Wednesday, May 02, 2018

 

Mayan Ruins and a Jaguar Preserve

Our last days in Belize were spent visiting Mayan sites and encountering the Garifuna culture. The archaeological site at Lamanai (“submerged crocodile”) was remarkable. This city, one of the largest in the extensive Mayan empire, was continuously inhabited from 1500 BC until the nineteenth century. When the British initiated excavation in 1974, there was still a small Mayan group in makeshift shacks living on the site, who were moved to a small town built for them in nearby Indian Church. What was most impressive about Lamanai was not the excavated pyramids and palaces, but the extensive mounds still unexcavated on the 950 acre site. This place was huge, one of several making up the one million residents of the classical period in Belize, which now has a population of 335,000. Since today Belize imports a lot of their food while preserving extensive forest, one can see that growing corn for a million people in this small country would have led to ecological disaster.

Judy took us to Cockscomb, home of the world’s first Jaguar Reserve. We spent one night at the preserve, in a clearing of the forest with rustic shacks and eery models of the early Jaguar cages.
An old Ford truck used by Alan Rabinowitz, the original creator of the jaguar reserve, hovered in the background, mowed up to the frame and wheels, thick with high weeds. I noted that it was not quite as old a model as the one with which I built my house, then retired to the forest at a junkman’s place, where nobody cleared the vines and forest debris. (Yes, I too am fading into history.) Judy had herself been part of the team which re-introduced howler monkeys to the area after it was rescued from orange plantations. We learned that there were now four howler families persisting in the area.
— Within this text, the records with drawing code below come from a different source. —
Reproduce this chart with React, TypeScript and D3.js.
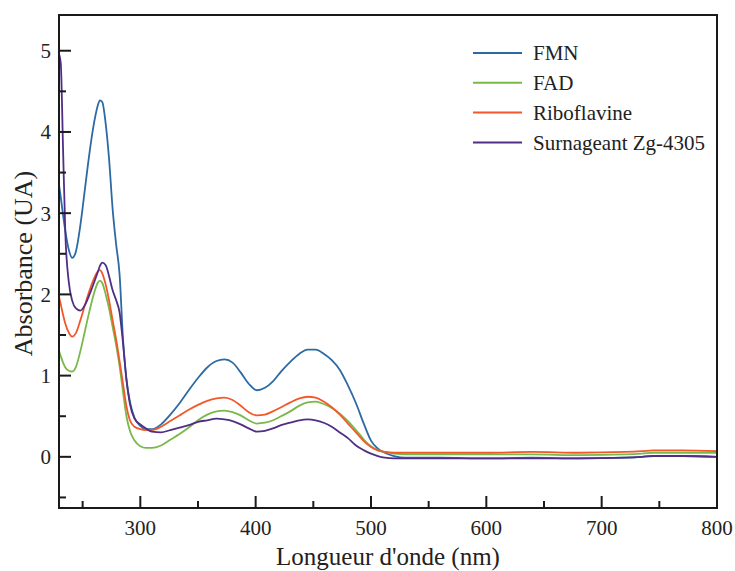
import React from "react";
import * as d3 from "d3";

const wavelengths = [229, 231, 233, 235, 238, 241, 244, 248, 252, 256, 260, 263, 265, 267, 270, 273, 276, 279, 282, 285, 288, 291, 295, 300, 305, 310, 318, 326, 334, 342, 350, 358, 366, 373, 380, 387, 394, 401, 408, 415, 422, 430, 438, 445, 452, 459, 466, 473, 480, 487, 494, 500, 506, 512, 520, 530, 560, 600, 640, 680, 720, 735, 745, 770, 800];

const fmn = [3.40, 3.20, 2.98, 2.78, 2.55, 2.45, 2.52, 2.85, 3.30, 3.75, 4.12, 4.32, 4.39, 4.37, 4.10, 3.65, 3.05, 2.62, 2.25, 1.45, 0.95, 0.68, 0.48, 0.38, 0.34, 0.34, 0.40, 0.52, 0.66, 0.82, 0.97, 1.10, 1.18, 1.20, 1.16, 1.04, 0.90, 0.82, 0.85, 0.93, 1.05, 1.17, 1.27, 1.32, 1.32, 1.27, 1.19, 1.07, 0.88, 0.66, 0.40, 0.20, 0.10, 0.05, 0.01, -0.01, -0.01, -0.02, -0.01, -0.02, -0.01, 0.00, 0.01, 0.01, 0.00];

const fad = [1.33, 1.24, 1.16, 1.10, 1.06, 1.05, 1.10, 1.30, 1.55, 1.80, 2.02, 2.14, 2.17, 2.14, 2.00, 1.82, 1.60, 1.38, 1.12, 0.80, 0.50, 0.32, 0.20, 0.13, 0.11, 0.11, 0.14, 0.21, 0.28, 0.36, 0.45, 0.52, 0.56, 0.57, 0.55, 0.51, 0.45, 0.41, 0.42, 0.45, 0.50, 0.56, 0.63, 0.67, 0.68, 0.65, 0.60, 0.53, 0.44, 0.33, 0.21, 0.13, 0.08, 0.06, 0.04, 0.03, 0.03, 0.03, 0.03, 0.02, 0.03, 0.04, 0.05, 0.05, 0.05];

const riboflavine = [2.00, 1.88, 1.75, 1.64, 1.53, 1.48, 1.52, 1.68, 1.87, 2.05, 2.20, 2.28, 2.30, 2.26, 2.12, 1.92, 1.68, 1.45, 1.18, 0.90, 0.62, 0.45, 0.37, 0.34, 0.33, 0.33, 0.37, 0.44, 0.51, 0.58, 0.64, 0.69, 0.72, 0.73, 0.70, 0.63, 0.55, 0.51, 0.52, 0.56, 0.61, 0.67, 0.72, 0.74, 0.73, 0.68, 0.61, 0.52, 0.41, 0.30, 0.19, 0.12, 0.08, 0.06, 0.05, 0.05, 0.05, 0.05, 0.06, 0.05, 0.06, 0.07, 0.08, 0.08, 0.07];

const surnageant = [4.98, 4.85, 3.80, 2.75, 2.15, 1.92, 1.83, 1.80, 1.87, 2.00, 2.15, 2.27, 2.35, 2.39, 2.36, 2.22, 2.05, 1.93, 1.78, 1.40, 0.95, 0.65, 0.47, 0.40, 0.35, 0.31, 0.30, 0.33, 0.36, 0.39, 0.43, 0.45, 0.47, 0.46, 0.44, 0.40, 0.35, 0.31, 0.32, 0.35, 0.39, 0.42, 0.45, 0.46, 0.45, 0.42, 0.37, 0.30, 0.23, 0.14, 0.08, 0.04, 0.01, -0.01, -0.02, -0.02, -0.02, -0.02, -0.02, -0.02, -0.01, 0.00, 0.01, 0.01, 0.00];

const seriesNames = ["FMN", "FAD", "Riboflavine", "Surnageant Zg-4305"];
const seriesValues = [fmn, fad, riboflavine, surnageant];
const seriesColors = ["#2d6aa3", "#79b94a", "#f2582a", "#4f2f86"];

const xMajorTicks = [300, 400, 500, 600, 700, 800];
const xMinorTicks = [250, 350, 450, 550, 650, 750];
const yMajorTicks = [0, 1, 2, 3, 4, 5];
const yMinorTicks = [-0.5, 0.5, 1.5, 2.5, 3.5, 4.5];

const W = 735;
const H = 571;
const L = 59;
const R = 717;
const T = 15;
const B = 508;
const FONT = '"Liberation Serif", "DejaVu Serif", serif';
const textStyle = { fontFamily: FONT };

export default function App() {
  const x = d3.scaleLinear().domain([229.5, 800]).range([L, R]);
  const y = d3.scaleLinear().domain([-0.63, 5.44]).range([B, T]);
  const line = d3
    .line<number>()
    .x((_, i) => x(wavelengths[i]))
    .y((d) => y(d))
    .curve(d3.curveMonotoneX);

  return (
    <svg
      width={W}
      height={H}
      style={{ position: "absolute", left: 0, top: 0, background: "#fff" }}
    >
      <defs>
        <clipPath id="plot">
          <rect x={L} y={T} width={R - L} height={B - T} />
        </clipPath>
      </defs>
      <g clipPath="url(#plot)">
        {seriesValues.map((vals, i) => (
          <path
            key={seriesNames[i]}
            d={line(vals) || ""}
            fill="none"
            stroke={seriesColors[i]}
            strokeWidth={1.8}
            strokeLinejoin="round"
          />
        ))}
      </g>
      <rect x={L} y={T} width={R - L} height={B - T} fill="none" stroke="#1a1a1a" strokeWidth={2} />
      {yMajorTicks.map((t) => (
        <g key={"ym" + t}>
          <line x1={L} x2={L + 12} y1={y(t)} y2={y(t)} stroke="#1a1a1a" strokeWidth={2} />
          <text x={51} y={y(t)} dy="0.35em" textAnchor="end" fontSize={21} fill="#222" style={textStyle}>
            {t}
          </text>
        </g>
      ))}
      {yMinorTicks.map((t) => (
        <line key={"yn" + t} x1={L} x2={L + 7} y1={y(t)} y2={y(t)} stroke="#1a1a1a" strokeWidth={2} />
      ))}
      {xMajorTicks.map((t) => (
        <g key={"xm" + t}>
          <line x1={x(t)} x2={x(t)} y1={B} y2={B - 12} stroke="#1a1a1a" strokeWidth={2} />
          <text x={x(t)} y={535} textAnchor="middle" fontSize={21} fill="#222" style={textStyle}>
            {t}
          </text>
        </g>
      ))}
      {xMinorTicks.map((t) => (
        <line key={"xn" + t} x1={x(t)} x2={x(t)} y1={B} y2={B - 7} stroke="#1a1a1a" strokeWidth={2} />
      ))}
      <text x={(L + R) / 2} y={565} textAnchor="middle" fontSize={25} fill="#222" style={textStyle}>
        Longueur d'onde (nm)
      </text>
      <text
        transform={`translate(32, ${(T + B) / 2 + 2}) rotate(-90)`}
        textAnchor="middle"
        fontSize={26}
        fill="#222"
        style={textStyle}
      >
        Absorbance (UA)
      </text>
      {seriesNames.map((name, i) => {
        const ly = 53 + i * 29.8;
        return (
          <g key={"lg" + name}>
            <line x1={473} x2={522} y1={ly} y2={ly} stroke={seriesColors[i]} strokeWidth={2} />
            <text x={533} y={ly} dy="0.35em" fontSize={21} fill="#222" style={textStyle}>
              {name}
            </text>
          </g>
        );
      })}
    </svg>
  );
}
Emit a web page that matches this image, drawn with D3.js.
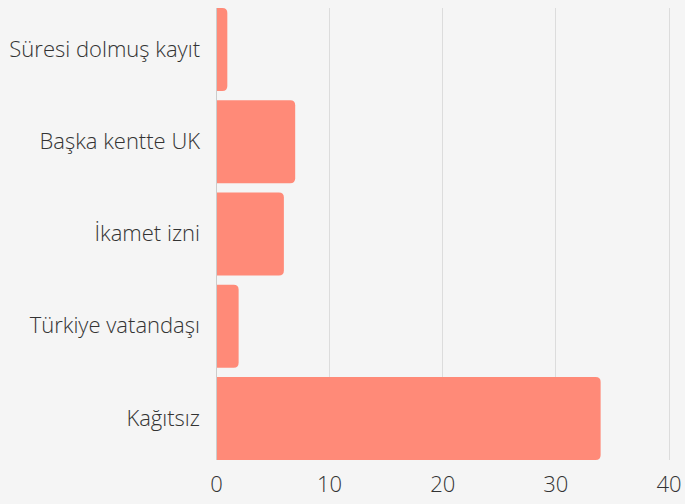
<!DOCTYPE html>
<html><head><meta charset="utf-8">
<script src="https://cdn.jsdelivr.net/npm/d3@7"></script>
<style>
html,body{margin:0;padding:0;background:#f5f5f5;}
svg{display:block;font-family:"Open Sans",sans-serif;}
</style></head>
<body>
<svg id="chart" width="685" height="504"></svg>
<script>
const categories = ["Süresi dolmuş kayıt","Başka kentte UK","İkamet izni","Türkiye vatandaşı","Kağıtsız"];
const values = [1,7,6,2,34];
const ticks = [0,10,20,30,40];

const svg = d3.select("#chart");
const W = 685, H = 504;
const m = {left:216, right:16.5, top:8, bottom:44};
const x = d3.scaleLinear().domain([0,40]).range([m.left, W - m.right]);
const y = d3.scaleBand().domain(categories).range([m.top, H - m.bottom]).paddingInner(0.1).paddingOuter(0);

svg.append("rect").attr("width",W).attr("height",H).attr("fill","#f5f5f5");

// gridlines
svg.append("g").selectAll("line").data(ticks.slice(1)).join("line")
  .attr("x1",d=>Math.round(x(d))+0.5).attr("x2",d=>Math.round(x(d))+0.5)
  .attr("y1",m.top).attr("y2",H-m.bottom)
  .attr("stroke","#dcdcdc").attr("stroke-width",1);

// bars with rounded right corners
const r = 5;
function barPath(x0, x1, y0, h){
  const rr = Math.min(r, (x1-x0), h/2);
  return `M${x0},${y0}H${x1-rr}Q${x1},${y0} ${x1},${y0+rr}V${y0+h-rr}Q${x1},${y0+h} ${x1-rr},${y0+h}H${x0}Z`;
}
svg.append("g").selectAll("path").data(categories).join("path")
  .attr("d",(c,i)=>barPath(x(0), x(values[i]), y(c), y.bandwidth()))
  .attr("fill","#ff8a78");

// zero axis line
svg.append("line").attr("x1",x(0)+0.5).attr("x2",x(0)+0.5)
  .attr("y1",m.top).attr("y2",H-m.bottom).attr("stroke","#cccccc");

// x axis
const xAxis = d3.axisBottom(x).tickValues(ticks).tickSize(0).tickPadding(16).tickFormat(d3.format("d"));
const gx = svg.append("g").attr("transform",`translate(0,${H-m.bottom})`).call(xAxis);
gx.select(".domain").remove();
gx.selectAll("text").attr("font-size",22).attr("font-weight",300).attr("fill","#333").attr("font-family","Open Sans");

// y axis
const yAxis = d3.axisLeft(y).tickSize(0).tickPadding(16);
const gy = svg.append("g").attr("transform",`translate(${m.left},0)`).call(yAxis);
gy.select(".domain").remove();
gy.selectAll("text").attr("font-size",22).attr("font-weight",300).attr("fill","#333").attr("font-family","Open Sans");
</script>
</body></html>
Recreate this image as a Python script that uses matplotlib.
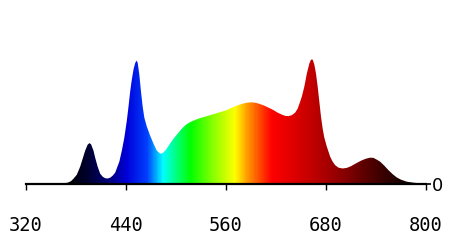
import numpy as np
import matplotlib.pyplot as plt
from matplotlib.colors import LinearSegmentedColormap

# spectrum (nm, height in px, peak = 124)
wavelength = [320, 355, 365, 370, 374, 377, 381, 385, 388, 391, 394, 396, 398,
              401, 403, 406, 409, 412, 415, 418, 421, 424, 427, 432, 435, 438,
              441, 443, 445, 447, 449, 451, 452.5, 454, 456, 458, 460, 462, 465,
              469, 473, 477, 481, 484, 488, 492, 497, 502, 507, 512,
              517, 521, 527, 535, 543, 551, 559, 566, 573, 580, 586, 591, 596,
              601, 606, 611, 617, 622, 627, 631, 635, 639, 643, 646, 649, 651,
              654, 657, 660, 662, 664, 666, 668, 670, 672, 674, 676, 678, 681,
              685, 688, 691, 695, 700, 705, 710, 716, 722, 728, 733, 737, 741,
              745, 750, 755, 760, 765, 770, 777, 785, 792, 800]
intensity = [0, 0, 0.5, 1, 2.5, 5, 9, 17, 25, 33, 39, 40.5, 39.5,
             33, 26, 17, 10, 7, 5.5, 5.2, 6, 8, 11, 22, 33, 46,
             63, 77, 92, 104, 114, 120.5, 123, 121, 109, 92, 77, 66, 57,
             48, 40, 33, 30, 30.5, 34, 39, 45, 50, 55, 59,
             61.5, 63, 65, 67, 69, 71, 73, 75.5, 78, 80, 81, 81.3, 80.8,
             79.5, 78, 76, 73.5, 71, 69, 67.8, 67.5, 68.5, 71, 75, 82, 87,
             97, 110, 120, 124, 124, 119, 110, 97, 82, 67, 55, 46, 37,
             27, 22, 18.5, 16, 15.2, 15.8, 17.5, 20.3, 23, 25, 26, 25.8, 24,
             22, 18, 13.5, 9.5, 6.2, 4, 2, 1, 0.5, 0]

ticks = [320, 440, 560, 680, 800]

# colour stops along the spectrum
color_nm = [320, 370, 395, 420, 440, 465, 484, 500, 517, 545, 571, 586, 615,
            660, 700, 740, 780, 800]
color_rgb = [(0, 0, 0), (0, 0, 0), (0, 0, 0.2), (0, 0, 0.5), (0, 0, 0.85),
             (0, 0.25, 1), (0, 1, 1), (0, 1, 0.5), (0, 1, 0), (0.55, 1, 0),
             (1, 1, 0), (1, 0.6, 0), (1, 0, 0), (0.78, 0, 0), (0.55, 0, 0),
             (0.28, 0, 0), (0.05, 0, 0), (0, 0, 0)]

x = np.array(wavelength, float)
y = np.array(intensity, float) / 124.0

stops = [(n - 320) / 480 for n in color_nm]
cmap = LinearSegmentedColormap.from_list("spec", list(zip(stops, color_rgb)))

fig = plt.figure(figsize=(4.5, 2.44), dpi=100)
ax = fig.add_axes([26 / 450, (244 - 183.7) / 244, 400 / 450, 183.7 / 244])
ax.set_xlim(320, 800)
ax.set_ylim(0, 1.48)

poly = ax.fill_between(x, 0, y, color="none", lw=0)
grad = np.linspace(0, 1, 600).reshape(1, -1)
im = ax.imshow(grad, cmap=cmap, aspect="auto", extent=[320, 800, 0, 1.48],
               interpolation="bilinear", zorder=1)
im.set_clip_path(poly.get_paths()[0], transform=ax.transData)

for s in ["top", "left", "right"]:
    ax.spines[s].set_visible(False)
ax.spines["bottom"].set_linewidth(1.6)
ax.spines["bottom"].set_zorder(3)

ax.set_xticks(ticks)
ax.set_xticklabels([str(t) for t in ticks], family="DejaVu Sans Mono", fontsize=13.5)
ax.tick_params(axis="x", direction="out", length=4.5, width=1, pad=19)
ax.set_xticks([320, 800], minor=True)
ax.tick_params(axis="x", which="minor", direction="inout", length=10.5, width=1)

ax.set_yticks([])
ry = ax.twinx()
ry.set_ylim(0, 1.48)
for s in ["top", "left", "right", "bottom"]:
    ry.spines[s].set_visible(False)
ry.set_yticks([0])
ry.set_yticklabels(["0"], fontsize=13)
ry.tick_params(axis="y", direction="out", length=3.5, width=1.2, pad=1)

fig.savefig("out.png", dpi=100)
We were less able to see birds here than in la Milpa or Crooked Tree, both because the vegetation was so dense, and because Roni had left us. But the wildness was invigorating. We tubed down the Stann Creek River, during which I endured numerous chigger bites. A treat was going a little further upstream to
see a Boatbilled heron which Dorothy had spotted on a hike that morning. All day long the melodious black birds sang at the primitive site, their varied, liquid songs reminding me of the woodthrush which arrives here at my Southern mountain place every April (local Audabon folks tell me it likely winters in Belize.) A bus full of high school kids from Oakland roared in around 10 pm. As thirty souls set up camp in the dark, the electricity from solar panels failed. But I’m now a country boy, and peeing in the dark is normal.